In the previous articles, we saw about the basics of 1-D Vectors. Just like a 1-Dimensional vector, we have a 2-Dimensional vector as well. So, how is it different from the 1D vector?. Let's dive deep.

What is a 2D Vector?

• 2D vector is a vector of a vector.
• 2D vectors are often treated as a matrix with “rows” and “columns” inside it. Under the hood they are actually elements of the 2D vector.
• All the properties that applies to a 1D vector is true for 2D vector as well.

Use Case of a 2D Vector?

Well a 2D vector/ Matrix is one of the most important data structures. A variety of data can be stored in matrices. One example is:

• To store the scores of 5 matches of 5 batsmen.
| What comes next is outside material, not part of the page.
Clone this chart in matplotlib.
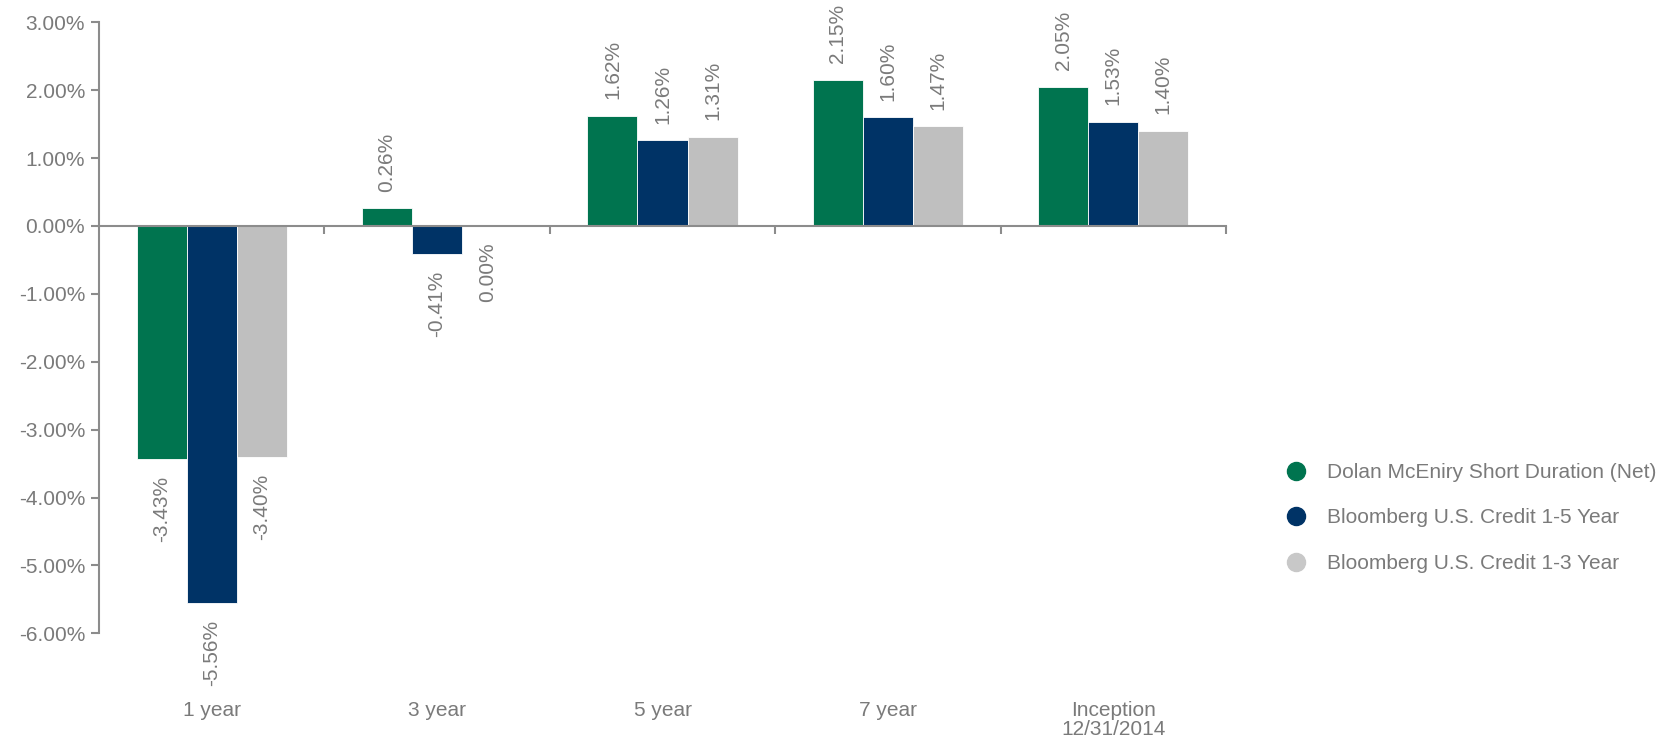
import matplotlib
matplotlib.use("Agg")
import matplotlib.pyplot as plt
import numpy as np
from matplotlib.lines import Line2D
from matplotlib.ticker import FuncFormatter

plt.rcParams['font.family'] = ['Liberation Sans', 'DejaVu Sans']

# data
categories = ['1 year', '3 year', '5 year', '7 year', 'Inception\n12/31/2014']
series_names = ['Dolan McEniry Short Duration (Net)',
                'Bloomberg U.S. Credit 1-5 Year',
                'Bloomberg U.S. Credit 1-3 Year']
dolan = [-3.43, 0.26, 1.62, 2.15, 2.05]
credit_1_5 = [-5.56, -0.41, 1.26, 1.60, 1.53]
credit_1_3 = [-3.40, 0.00, 1.31, 1.47, 1.40]

colors = ['#00744F', '#003366', '#BFBFBF']
legend_colors = ['#00744F', '#003366', '#C8C8C8']
text_gray = '#7A7A7A'
axis_gray = '#8C8C8C'

fig = plt.figure(figsize=(16.81, 7.43), dpi=100)
ax = fig.add_axes([99 / 1681, 1 - 633.3 / 743, (1226 - 99) / 1681, (633.3 - 22.3) / 743])

x = np.arange(len(categories))
width = 0.222
for i, vals in enumerate([dolan, credit_1_5, credit_1_3]):
    pos = x + (i - 1) * width
    ax.bar(pos, vals, width, color=colors[i], edgecolor='white', linewidth=0.6, zorder=2)
    # value labels: above positive bars, below zero / negative ones
    for px, v in zip(pos, vals):
        if v > 0:
            ax.annotate(f'{v:.2f}%', (px, v), xytext=(0, 12), textcoords='offset points',
                        rotation=90, ha='center', va='bottom', fontsize=15, color=text_gray)
        else:
            ax.annotate(f'{v:.2f}%', (px, v), xytext=(0, -12), textcoords='offset points',
                        rotation=90, ha='center', va='top', fontsize=15, color=text_gray)

ax.set_xlim(-0.5, len(categories) - 0.5)
ax.set_ylim(-6, 3)
ax.set_yticks(np.arange(-6, 3.01, 1))
ax.yaxis.set_major_formatter(FuncFormatter(lambda v, p: f'{v:.2f}%'))

# x-axis line sits at zero with ticks between categories
ax.spines['bottom'].set_position(('data', 0))
ax.set_xticks(x + 0.5)
ax.set_xticklabels([])
for s in ['top', 'right']:
    ax.spines[s].set_visible(False)
for s in ['left', 'bottom']:
    ax.spines[s].set_color(axis_gray)
    ax.spines[s].set_linewidth(1.5)
    ax.spines[s].set_zorder(3)
ax.tick_params(axis='y', colors=axis_gray, labelcolor=text_gray, labelsize=15,
               length=6, width=1.5, pad=4)
ax.tick_params(axis='x', colors=axis_gray, length=6, width=1.5)

trans = ax.get_xaxis_transform()
for xi, c in zip(x, categories):
    ax.text(xi, -0.11, c, transform=trans, ha='center', va='top', fontsize=15,
            color=text_gray, linespacing=1.0)

handles = [Line2D([], [], marker='o', linestyle='none', markersize=13,
                  markerfacecolor=c, markeredgecolor=c) for c in legend_colors]
fig.legend(handles, series_names, loc='upper left', bbox_to_anchor=(1286 / 1681, 1 - 463 / 743),
           frameon=False, fontsize=15, labelcolor=text_gray, handlelength=1.0,
           handletextpad=0.95, labelspacing=1.27, borderpad=0, borderaxespad=0)

fig.savefig('out.png', dpi=100)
Here we can use a 5x5 matrix where each row will be a batsman and the 5 columns in it will be his/her scores of a particular game.
• A matrix is also used to represent a graph data structure. It is called as an adjacency matrix. We will cover it in detail in some other article.

#include<bits/stdc++.h>

using namespace std;

int main()
{
    vector<vector<int>> vec1 = {
        {1,2,3,4,5},   // batsman 1
        {3,4,2,1,5},   // ...2
        {6,7,4,2,1},   // ...3
        {7,6,4,8,9},   // ...4
        {5,4,3,7,8}    // ..5
    };
}

General Syntax and Complexities of 2D Vector.
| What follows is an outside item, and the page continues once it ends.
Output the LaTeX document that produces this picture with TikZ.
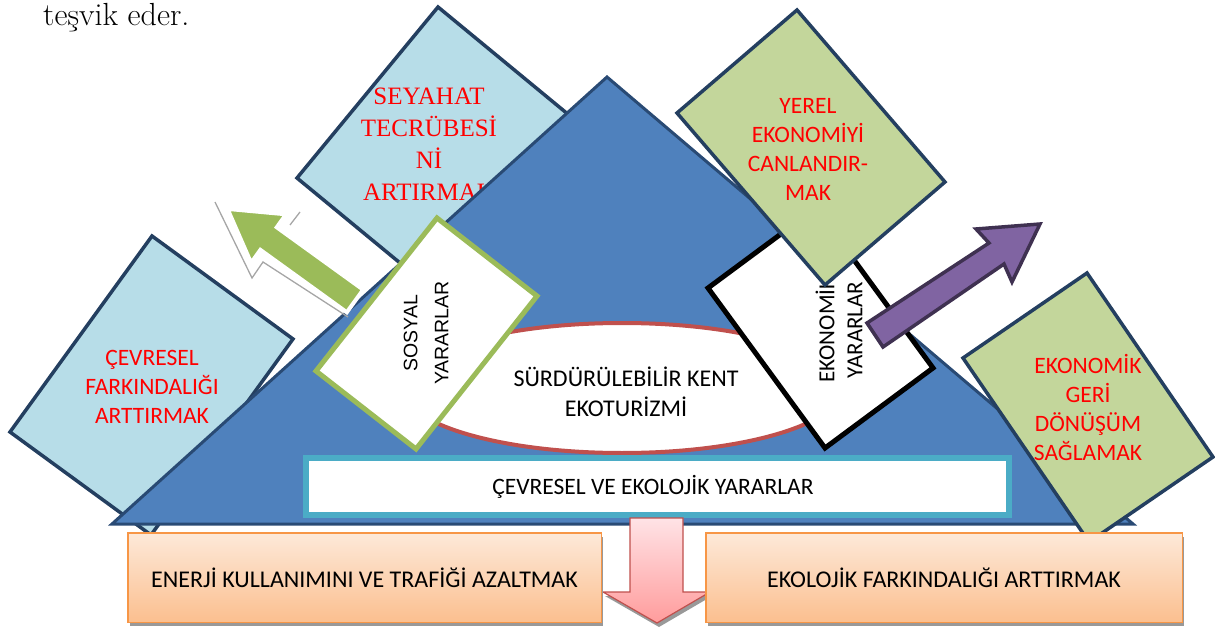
\documentclass[tikz,border=0pt]{standalone}
\usepackage{fontspec}
\newfontfamily\calfont{Carlito}
\newfontfamily\arialfont{Liberation Sans}
\newfontfamily\timesfont{Liberation Serif}
\usetikzlibrary{shapes.geometric,shadows}
\definecolor{navyedge}{HTML}{243F60}
\definecolor{lightbluefill}{HTML}{B7DDE8}
\definecolor{olivefill}{HTML}{C3D69B}
\definecolor{trifill}{HTML}{4F81BD}
\definecolor{triedge}{HTML}{294A74}
\definecolor{arrowgreen}{HTML}{9BBB59}
\definecolor{purplefill}{HTML}{8064A2}
\definecolor{purpleedge}{HTML}{3F3151}
\definecolor{redring}{HTML}{C0504D}
\definecolor{tealedge}{HTML}{4BACC6}
\definecolor{orangeedge}{HTML}{F79646}
\definecolor{orangetop}{HTML}{FDE9D9}
\definecolor{orangebot}{HTML}{FBBF8F}
\definecolor{pinktop}{HTML}{FFE3E6}
\definecolor{pinkbot}{HTML}{FF9C9C}
\definecolor{redtext}{HTML}{FF0000}
\tikzset{
  bluebox/.style={draw=navyedge, line width=3.5pt, fill=lightbluefill},
  greenbox/.style={draw=navyedge, line width=3.5pt, fill=olivefill},
  redlabel/.style={text=redtext, align=center, inner sep=0pt, font=\calfont\fontsize{23.5}{29}\selectfont},
  orangebox/.style={draw=orangeedge, line width=1.5pt, top color=orangetop, bottom color=orangebot,
    minimum height=89.5pt, inner sep=0pt, font=\calfont\fontsize{24}{28}\selectfont,
    drop shadow={shadow xshift=2pt, shadow yshift=-4pt, fill=black!40, opacity=1}},
}
\begin{document}
\begin{tikzpicture}[x=1pt,y=-1pt,line join=miter]
\useasboundingbox (0,0) rectangle (1215,628);

% top text
\node[anchor=base west, inner sep=0pt, font=\fontsize{32}{36}\selectfont] (tesvik) at (43,25.5) {teşvik eder.};

% ÇEVRESEL FARKINDALIĞI box
\coordinate (cT) at (152,236);
\coordinate (cR) at (293,339);
\coordinate (cB) at (151,535);
\coordinate (cL) at (10,432);
\draw[bluebox] (cT) -- (cR) -- (cB) -- (cL) -- cycle;
\node[redlabel] (cevtxt) at (152,387) {ÇEVRESEL\\FARKINDALIĞI\\ARTTIRMAK};

% SEYAHAT box
\coordinate (sT) at (438,7);
\coordinate (sR) at (575,120);
\coordinate (sB) at (434,291);
\coordinate (sL) at (297,178);
\draw[bluebox] (sT) -- (sR) -- (sB) -- (sL) -- cycle;
\node[redlabel, font=\timesfont\fontsize{25}{32}\selectfont] (seytxt) at (429,144) {SEYAHAT\\TECRÜBESİ\\Nİ\\ARTIRMAK};

% big triangle
\coordinate (apex) at (607,77);
\coordinate (baseL) at (112,524);
\coordinate (baseR) at (1133,524);
\draw[draw=triedge, line width=3pt, fill=trifill] (apex) -- (baseR) -- (baseL) -- cycle;

% central ellipse
\node[ellipse, draw=redring, line width=4pt, fill=white, minimum width=440pt, minimum height=130pt, inner sep=0pt] (core) at (622,388) {};
\node[align=center, inner sep=0pt, font=\calfont\fontsize{24}{30}\selectfont] (coretxt) at (626,392) {SÜRDÜRÜLEBİLİR KENT\\EKOTURİZMİ};

% green arrow (with grey shadow line)
\coordinate (gs1) at (215,202);
\coordinate (gs2) at (252,278);
\coordinate (gs3) at (263,262);
\coordinate (gs4) at (348,317);
\coordinate (gs5) at (300,212);
\coordinate (gs6) at (290,225);
\draw[black!35, line width=1.3pt] (gs1) -- (gs2) -- (gs3) -- (gs4);
\draw[black!35, line width=1.3pt] (gs5) -- (gs6);
\coordinate (gTip) at (227.5,208.9);
\coordinate (gW1) at (286.1,214.3);
\coordinate (gJ1) at (276.8,227.3);
\coordinate (gT1) at (363.2,289.7);
\coordinate (gT2) at (346.8,312.3);
\coordinate (gJ2) at (260.4,249.9);
\coordinate (gW2) at (251.1,262.9);
\draw[draw=white, line width=4pt, fill=arrowgreen] (gTip) -- (gW1) -- (gJ1) -- (gT1) -- (gT2) -- (gJ2) -- (gW2) -- cycle;

% SOSYAL YARARLAR box
\coordinate (yT) at (437,218);
\coordinate (yR) at (537,296);
\coordinate (yB) at (416,449);
\coordinate (yL) at (316,371);
\draw[draw=arrowgreen, line width=5pt, fill=white] (yT) -- (yR) -- (yB) -- (yL) -- cycle;
\node[rotate=90, align=center, inner sep=0pt, font=\arialfont\fontsize{19.5}{31}\selectfont] (sostxt) at (426,333) {SOSYAL\\YARARLAR};

% EKONOMİK YARARLAR box
\coordinate (eT) at (816,208);
\coordinate (eR) at (933,368);
\coordinate (eB) at (825,448);
\coordinate (eL) at (708,288);
\draw[draw=black, line width=5pt, fill=white] (eT) -- (eR) -- (eB) -- (eL) -- cycle;
\node[rotate=90, align=center, inner sep=0pt, font=\calfont\fontsize{23}{28}\selectfont] (ekotxt) at (839,330) {EKONOMİK\\YARARLAR};

% YEREL EKONOMİYİ box
\coordinate (rT) at (797,10);
\coordinate (rR) at (945,182);
\coordinate (rB) at (825,285);
\coordinate (rL) at (677,113);
\draw[greenbox] (rT) -- (rR) -- (rB) -- (rL) -- cycle;
\node[redlabel] (yertxt) at (808,149) {YEREL\\EKONOMİYİ\\CANLANDIR-\\MAK};

% purple arrow
\coordinate (pTip) at (1040,224);
\coordinate (pW1) at (976,229);
\coordinate (pJ1) at (989,243);
\coordinate (pT1) at (867,323);
\coordinate (pT2) at (883,347);
\coordinate (pJ2) at (1004,264);
\coordinate (pW2) at (1012,282);
\draw[draw=purpleedge, line width=3.5pt, fill=purplefill] (pTip) -- (pW1) -- (pJ1) -- (pT1) -- (pT2) -- (pJ2) -- (pW2) -- cycle;

% EKONOMİK GERİ DÖNÜŞÜM box
\coordinate (kT) at (1087,273);
\coordinate (kR) at (1213,457);
\coordinate (kB) at (1089,542);
\coordinate (kL) at (963,358);
\draw[greenbox] (kT) -- (kR) -- (kB) -- (kL) -- cycle;
\node[redlabel] (geritxt) at (1088,407) {EKONOMİK\\GERİ\\DÖNÜŞÜM\\SAĞLAMAK};

% ÇEVRESEL VE EKOLOJİK YARARLAR box
\node[draw=tealedge, line width=6pt, fill=white, minimum width=703pt, minimum height=57pt, inner sep=0pt] (eco) at (657.5,486.5) {};
\node[inner sep=0pt, font=\calfont\fontsize{23.5}{28}\selectfont] (ecotxt) at (653,487) {ÇEVRESEL VE EKOLOJİK YARARLAR};

% down arrow
\coordinate (dA) at (630,518);
\coordinate (dB) at (683,518);
\coordinate (dC) at (683,592);
\coordinate (dD) at (710,592);
\coordinate (dTip) at (657,623);
\coordinate (dF) at (603,592);
\coordinate (dG) at (630,592);
\fill[black!40] ([shift={(2,4)}]dC) -- ([shift={(2,4)}]dD) -- ([shift={(2,4)}]dTip) -- ([shift={(2,4)}]dF) -- ([shift={(2,4)}]dG) -- cycle;
\draw[draw=redring, line width=1.2pt, top color=pinktop, bottom color=pinkbot] (dA) -- (dB) -- (dC) -- (dD) -- (dTip) -- (dF) -- (dG) -- cycle;

% bottom orange boxes
\node[orangebox, minimum width=473.5pt] (enerji) at (364.5,577.5) {ENERJİ KULLANIMINI VE TRAFİĞİ AZALTMAK};
\node[orangebox, minimum width=476.5pt] (ekofark) at (944,577.5) {EKOLOJİK FARKINDALIĞI ARTTIRMAK};
\end{tikzpicture}
\end{document}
• A 2D vector can be initialized in multiple ways. Just like the 1D vector, there are some useful inbuilt functions for a 2D vector as well. Talking about syntax, this is how you initialize a vector and perform some basic operations on it.

#include<bits/stdc++.h>

using namespace std;

int main()
{
    vector<vector<int>>vec2;  // initializing a vector.
    vector<vector<int>>vec3(5,vector<int>(4,0)); // initializing a vector of size 5x4 with all 0 in it.
    vec2.push_back({1,2,3,4}); // pushing a vector inside a 2d vector.

    for(int i=0;i<5;i++)
    {
        for(int j=0;j<4;j++)
        {
            vec3[i][j]=i+j;   // another way to add elements to the 2d vector.
        }
    }
}

The four major operations that you will perform is searching, inserting, accessing, and deleting. The time complexities are as follows. *- Search: O(MN)

• Insert at a particular position: O(M*N)
• Push an element in the end: O(1)
• Delete at a particular position: O(M*N)
• Pop an element: O(1) **

  Conclusion

• Well, this concludes the article. Now you have a good idea about the structure of a 2D vector, its time complexities and how it is different from 1D vector.
• This article is enough to get you started with 2d vectors. Play around with it on your IDE and explore more by yourself.